Les RAMONEURS deviennent un symbole du trad' en Bretagne avec dans le public des gamins ou des grands-pères et tout ça sans la moindre concession. Dans le groupe il y a deux canaux : l'historique (les sonneurs et le chanteur) et le punk (Loran + Laurent l'ingé son et ex-MASS MURDERERS) d'où cet équilibre. Et quand Louise Ebrel monte sur scène avec nous les punks prennent une bonne claque, ce public varié est la récompense de notre travail.

Question tempo les RAMONEURS ne font pas dans la dentelle (ou le plutôt le picot bigouden peut-être ?!), les sonneurs et le chanteur apparemment plutôt issus du milieu traditionnel n'ont-ils pas parfois du mal à reprendre leur souffle nyark nyark...? Quel est votre secret pour cette forme olympique ? Chouchenn trafiqué ?

On tire au max au niveau vitesse tout en restant dansables, la grosse énergie que nous dégageons peut donner cette impression de vitesse. Et puis plus de trente ans de scène pour presque tous les membres garantissent un bon échange et une certaine aisance.

Vous partagez ce soir l'affiche avec deux groupes à tendance trad', j'ai nommé GOULAMAS'K et SPI ET LA GAUDRIOLE. Que pensez-vous de ce retour du trad au sein du giron rock'n'roll ? A la suite de groupes tels les mythiques POGUES ou encore les DROPKICK MURPHYS dans le rock costaud, ils essayent de remettre au goût du jour l'appartenance à une culture qui leur est propre, attitude qui semblait être oubliée au milieu d'une scène rock uniforme et aseptisée, peu concernée par grand' chose. Vive la diversité !
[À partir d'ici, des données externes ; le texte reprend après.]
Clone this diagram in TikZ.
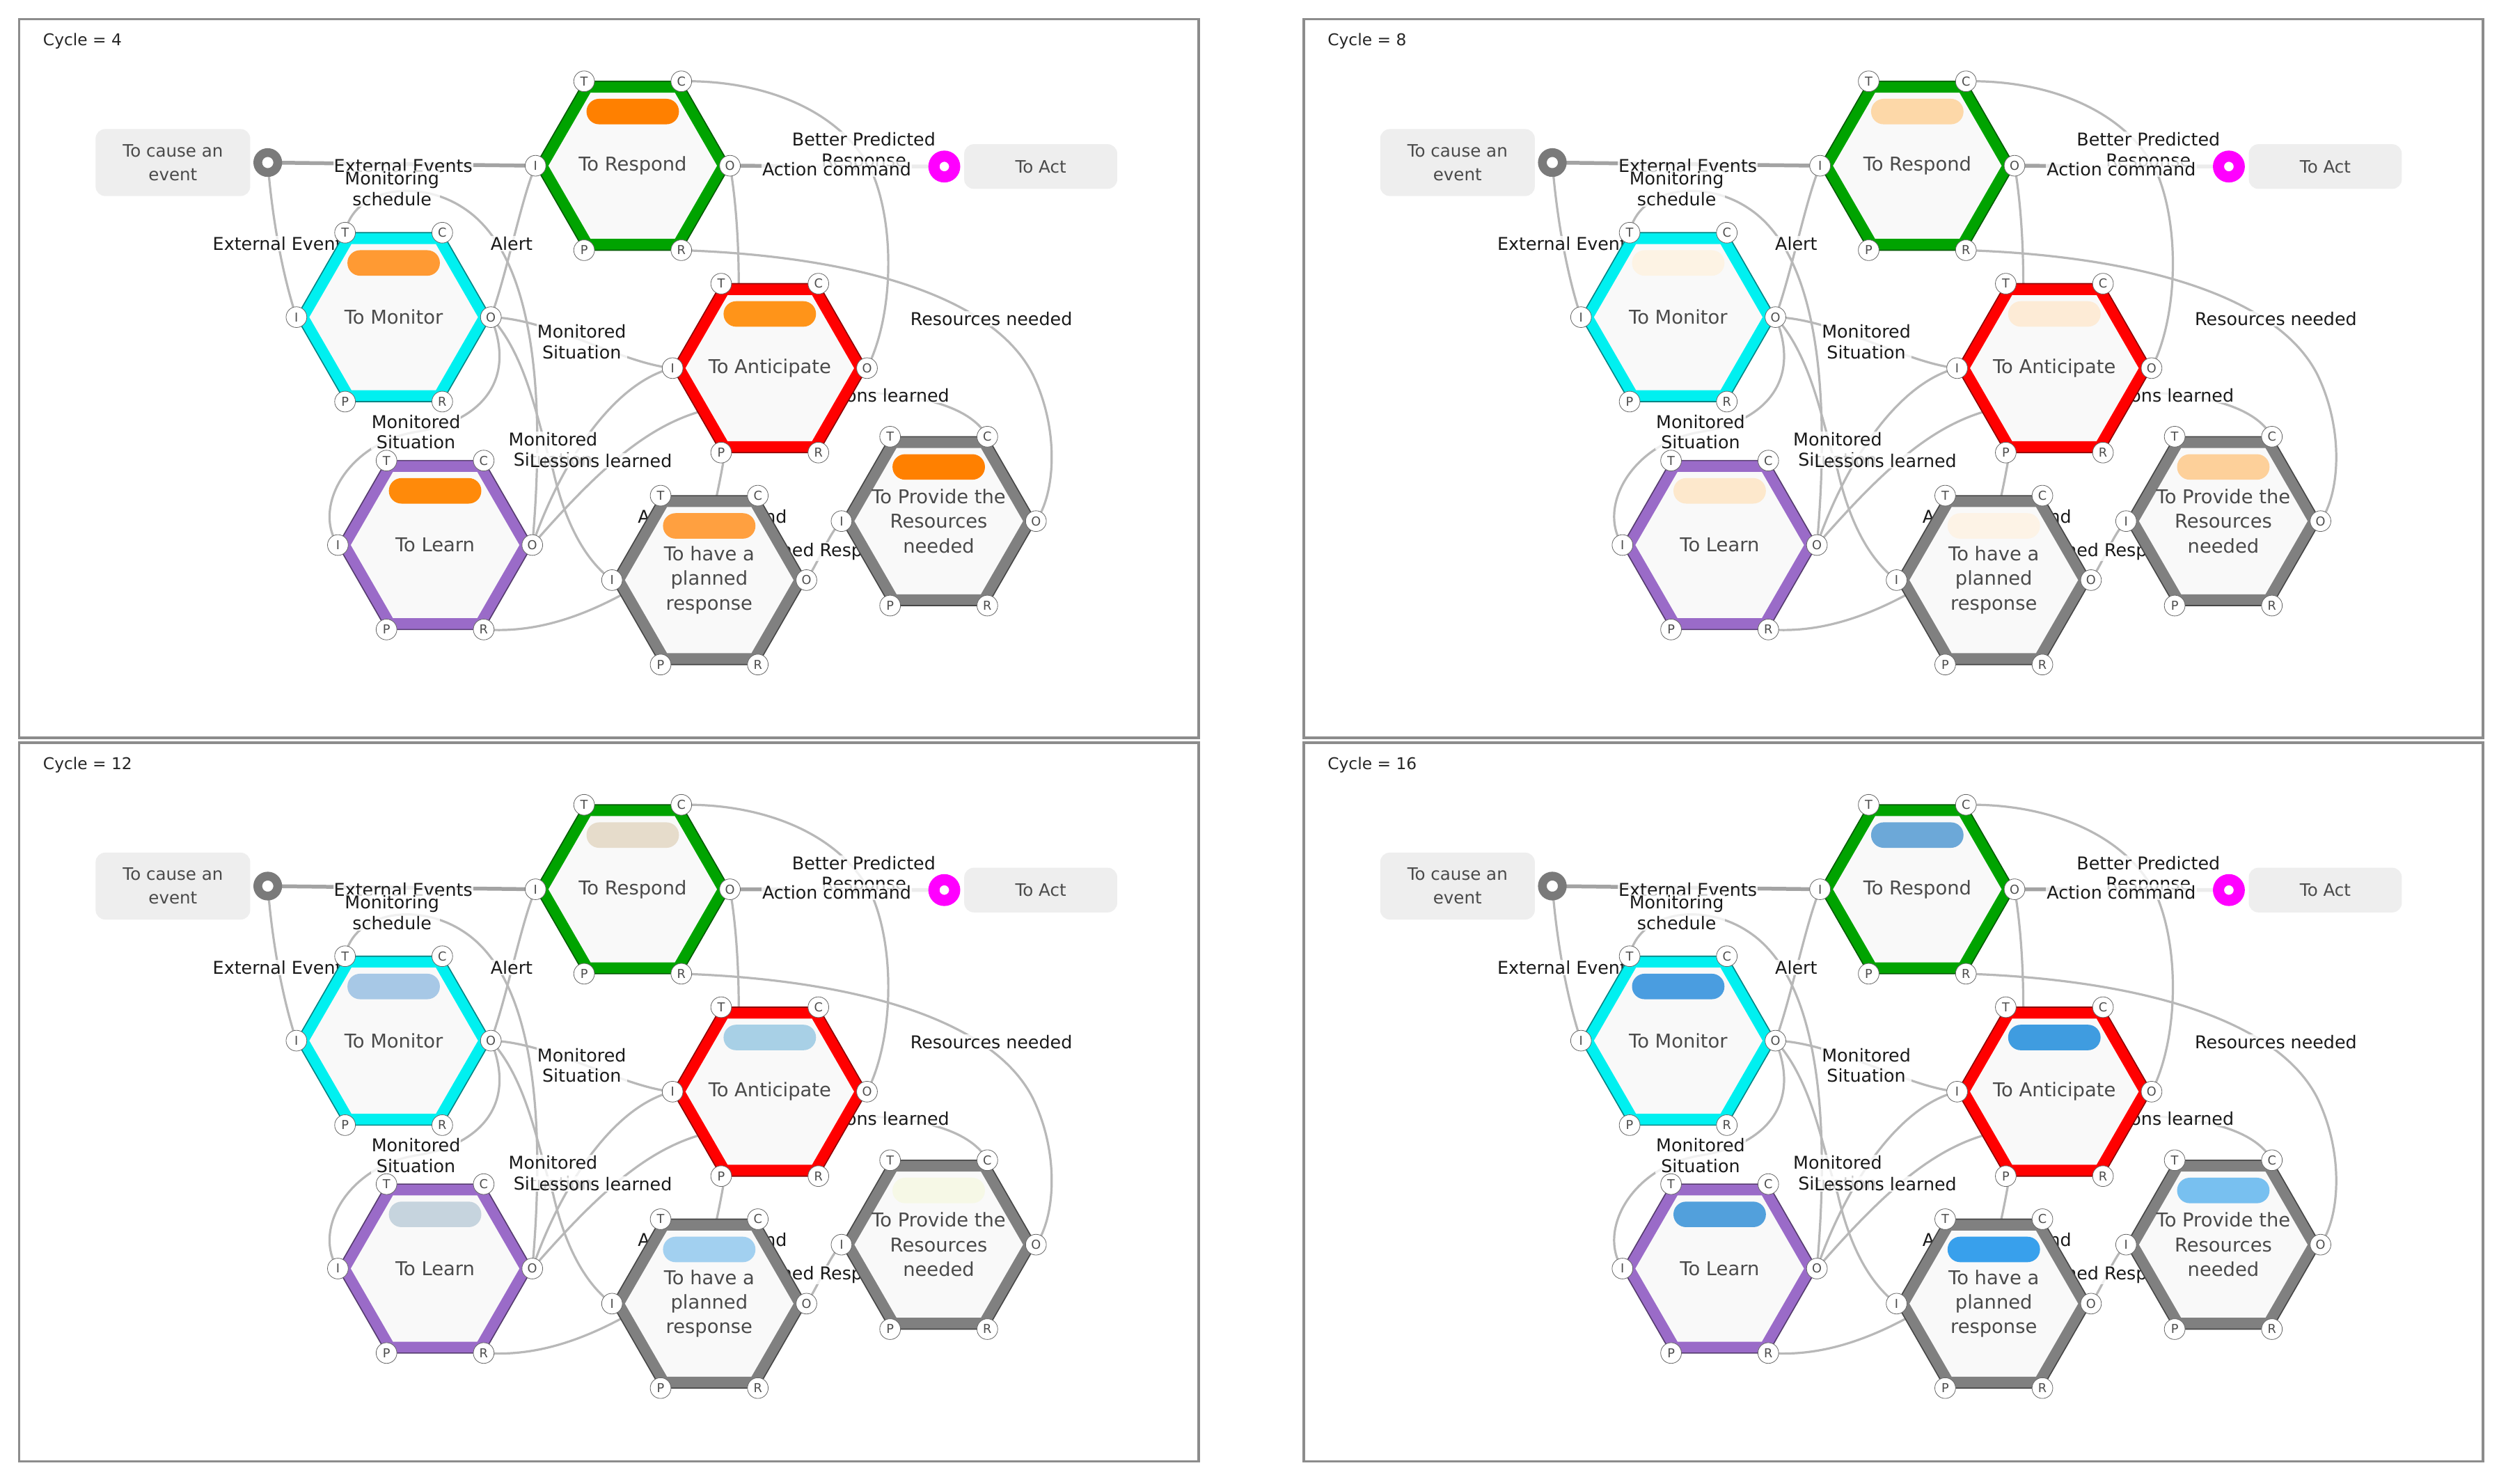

Aujourd'hui le rock c'est aussi du trad' depuis le temps qu'il est là, rentré dans les mœurs, le punk aussi, et comme tous les espaces de liberté sont menacés, le punk représente une issue de secours contre une oligarchie qui se gave, un système oppressant. Il y aura toujours des punks, et aujourd'hui plus que jamais. Personne ne doit supporter la situation actuelle. La politique française basée sur la répression... D'ailleurs on vient en Occitanie, pas en France. Le punk, c'est de l'énergie pure, et pas forcement à voir avec le duo crête / bière, c'est de l'action directe artistique par exemple pour la résistance bretonne, chti, occitane ou basque. Les Bretons sont très travailleurs et sur terre et sur mer et quand ils rentrent ils aiment de bonnes fêtes mais aujourd'hui tout doit fermer tôt grâce à Sarkozy. Pourtant en Bretagne la bière est une tradition. Les fêtes là-bas sont bon enfant, c'est la tribu qui se réunit. Tout se passe bien, sans violence... Mais l'État a peur que gens se connectent positivement. La Bretagne ne se reconnaît pas dans cette France raciste, libérale à l'américaine. Ce système détruit la planète pour le profit, Sarko relance même le nucléaire ! Autre sujet, la dépénalisation du cannabis. L'alcool est clairement la défonce permise par l'État. Par contre le cannabis qui est une plante incroyable à tous les niveaux reste prohibé, je refuse de participer à ça et c'est pour ça que je me suis proclamé réfugié politique en Bretagne. Je ne peux pas cautionner tout ça. « La fête oui, mais la lutte aussi » !

Quels sont les futurs projets du groupe pour 2010 ? Des dates importantes à annoncer ?

L'album sort bientôt 1 avec beaucoup de participants dont BLACK FIRE, avec un morceau en soutien à Leonard Peltier, qu'Obama, un vrai visage pâle en vérité, devait faire libérer, un mensonge de plus.

Les derniers mots sont pour vous, merci pour vos réponses et bon concert !

Nous signalons que nous sommes un groupe yes future, qu'il y a des choses à faire pour nos enfants, notre et leur planète, le prochain album Amzer an dispac' h (Le temps de la révolte) arrive bientôt mais toujours dans un esprit bon enfant, festif, on est pas des guerriers mais des bardes. Un artiste pas politisé n'est pas un artiste car seuls les artistes sont libres aujourd'hui de s'exprimer je n'ai jamais été intermittent en trente-trois ans de musique pour être libre, un OVNI sûrement mais j'aime bien être la où il n'y personne.